Influence of matrix characteristics on fracture toughness of high volume fraction Al2O3 / Al-AlN composites

摘要

The role of matrix microstructure on the fracture of Al-alloy composites with 60 % volume of alumina particulates has been studied. The matrix composition and microstructure were systematically varied by changing the infiltration temperature and heat treatment. Characterisation was carried out by a combination of metallography, hardness measurements and fracture studies conducted on compact tension (CT) specimens to study the fracture toughness and crack growth in the composites. The composites show a rise in crack resistance with crack extension (R-curves) due to bridges of intact matrix ligament formed in the crack wake.

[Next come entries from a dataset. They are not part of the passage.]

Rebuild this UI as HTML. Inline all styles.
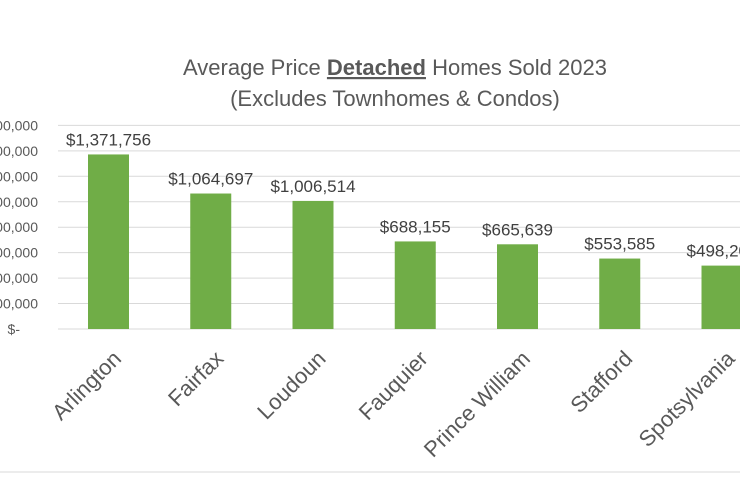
<!DOCTYPE html>
<html><head><meta charset="utf-8"><style>
body{margin:0;background:#fff;width:740px;height:474px;overflow:hidden;font-family:"Liberation Sans",sans-serif;}
</style></head><body>
<svg width="740" height="474" id="c" style="font-family:'Liberation Sans',sans-serif">
<line x1="0" y1="472" x2="740" y2="472" stroke="#d9d9d9"/>
<text x="395" y="75" text-anchor="middle" font-size="22" fill="#595959">Average Price <tspan font-weight="bold" text-decoration="underline">Detached</tspan> Homes Sold 2023</text>
<text x="395" y="106" text-anchor="middle" font-size="22" fill="#595959">(Excludes Townhomes &amp; Condos)</text>
</svg>
<script>
const categories=["Arlington","Fairfax","Loudoun","Fauquier","Prince William","Stafford","Spotsylvania"];
const values=[1371756,1064697,1006514,688155,665639,553585,498200];
const valueLabels=["$1,371,756","$1,064,697","$1,006,514","$688,155","$665,639","$553,585","$498,200"];
const ticks=[0,200000,400000,600000,800000,1000000,1200000,1400000,1600000];
const tickLabels=["$-","$200,000","$400,000","$600,000","$800,000","$1,000,000","$1,200,000","$1,400,000","$1,600,000"];
const svg=document.getElementById('c');const NS="http://www.w3.org/2000/svg";
const y0=329,pxPer=25.45/200000;
function y(v){return y0-v*pxPer;}
function x(i){return 108.5+102.25*i;}
function mk(t,a,p){const e=document.createElementNS(NS,t);for(const k in a)e.setAttribute(k,a[k]);(p||svg).appendChild(e);return e;}
ticks.forEach((t,i)=>{
 const l=mk('line',{x1:58,x2:740,y1:y(t),y2:y(t),stroke:'#d9d9d9'});
 
 
 const tx=mk('text',{x:i==0?20:38,y:y(t)+5,'text-anchor':'end','font-size':14,fill:'#595959'});
 tx.textContent=tickLabels[i];
 
 
});
categories.forEach((c,i)=>{
 const b=mk('rect',{x:x(i)-20.5,y:y(values[i]),width:41,height:y0-y(values[i]),fill:'#70ad47'});
 
 
 const vl=mk('text',{x:x(i),y:y(values[i])-9,'text-anchor':'middle','font-size':17,fill:'#404040'});
 vl.textContent=valueLabels[i];
 
 
 const cx=x(i)+14,cy=360;
 const cl=mk('text',{x:cx,y:cy,'text-anchor':'end','font-size':22,fill:'#595959',transform:`rotate(-45 ${cx} ${cy})`});
 cl.textContent=c;
 
 
});
</script>
</body></html>
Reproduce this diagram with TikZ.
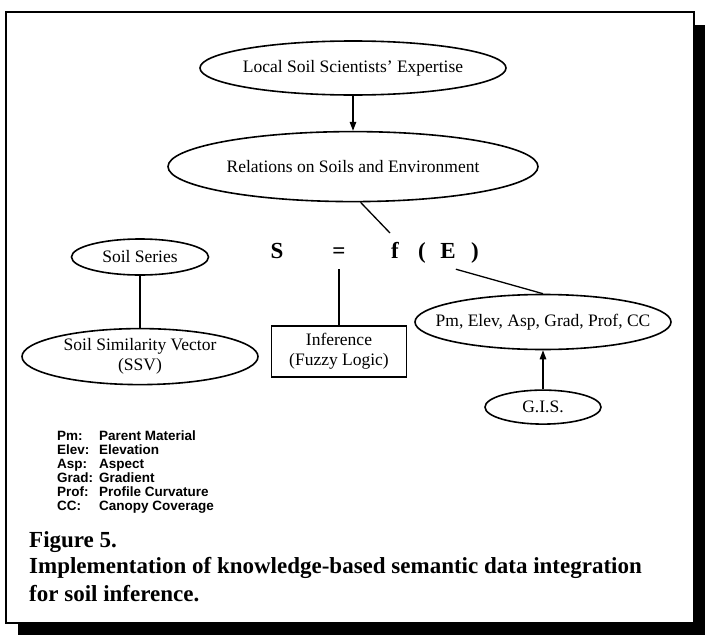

The steady state or plateau toughness reached upon stable crack growth was observed to be more sensitive to the process temperature rather than to the heat-treatment. Fracture in the composites was predominantly by particle fracture, extensive deformation and void nucleation in the matrix. Void nucleation occurred in the matrix in the as - solutionised (AS) and peak - aged (PA) conditions and preferentially near the interface in the under - aged (UA) and over - aged (UA) conditions. Micromechanical models based on cracking bridging by intact ductile ligaments were modified by a plastic constraint factor from estimates of the plastic zone formed under indentations and are shown to be adequate in predicting the steady state toughness of the composite.